Washington, D.C. – Congresswoman Elise Stefanik joined her colleagues in sending a letter to Secretary of Veterans Affairs Denis McDonough urging the Department of Veterans Affairs (VA) to develop a plan to better connect veterans of the war in Afghanistan and the Global War on Terrorism to essential VA benefits, including mental health services.
“Our nation must never fall behind in keeping promises to our service members who have sacrificed to uphold our freedoms as Americans,” Stefanik said. “In the aftermath of the U.S. withdrawal from Afghanistan, our veterans who served in Afghanistan and the Global War on Terrorism should never have to wonder if their service was in vain. We must do everything in our power to support our veteran community during this challenging time, which is why I’m calling on the VA to immediately expand their mental health services to provide our veterans with the support they deserve.”
Read the full letter, led by Congressman David Joyce (R-Ohio), here or below:
Thank you for your steadfast leadership during this difficult and unpredictable time. We write to you today to urge the Department of Veterans Affairs (VA) to develop a comprehensive plan to connect veterans of the war in Afghanistan and the Global War on Terrorism to essential VA benefits and services as soon as possible.
These past few weeks have been difficult ones for our country, particularly for the servicemembers and veterans who served in Afghanistan. The disastrous withdrawal of U.S. troops from Afghanistan has seen the country fall into the hands of the Taliban, and has resulted in a major crisis that has left American citizens stranded and the lives of our Afghan allies threatened. More than two million veterans served during the Global War on Terrorism, including more than 800,000 in Afghanistan. As Members of Congress, our top priority must be to ensure our veterans and their families receive the benefits, treatment and services they have rightfully earned and desperately need in light of the unfolding situation in Afghanistan. Programs administered by the VA, like Solid Start, provide an important link between newly separated veterans and the resources the VA can provide, connecting with each veteran through a one-on-one phone call three times within the first year after separation. These calls are a critical opportunity for veterans to learn about resources they may have overlooked, get connected to new resources, and receive support for immediate concerns, such as a mental health crisis.
In light of the current situation, the Department must accelerate similar efforts to provide all available resources to veterans of the Global War on Terrorism. Specifically, we recommend the creation of a comprehensive plan to connect these veterans to essential VA benefits and services, including suicide prevention/mental health programs. As you know, the 2020 National Veteran Suicide Prevention Annual Report found that it is tragically the youngest group of veterans, post-9/11 veterans aged 18 to 34, that have the highest rate of suicide. It is vital that the VA proactively and immediately connect with these at-risk veterans.
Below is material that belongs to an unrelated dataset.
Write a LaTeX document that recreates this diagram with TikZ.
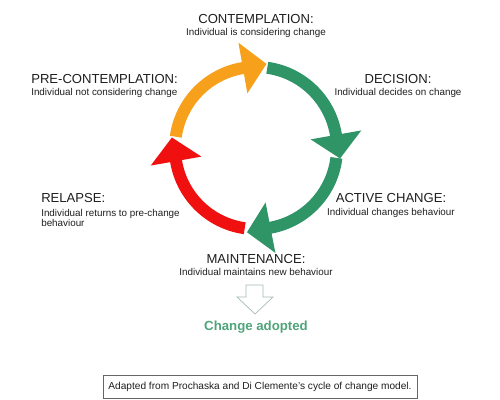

Every veteran, particularly those who have served in Afghanistan, has endured tremendous hardship and great sacrifice over the course of their service. Given the seriousness of the ongoing situation, we urge the Department to develop a comprehensive plan to accelerate outreach to our Global War on Terrorism and Afghanistan veterans. The freedom and rights we enjoy are not free but are paid for by the service and sacrifice of our courageous servicemembers and veterans. We are forever indebted to the brave men and women who have sacrificed to defend our nation and we must remain committed to fighting for them.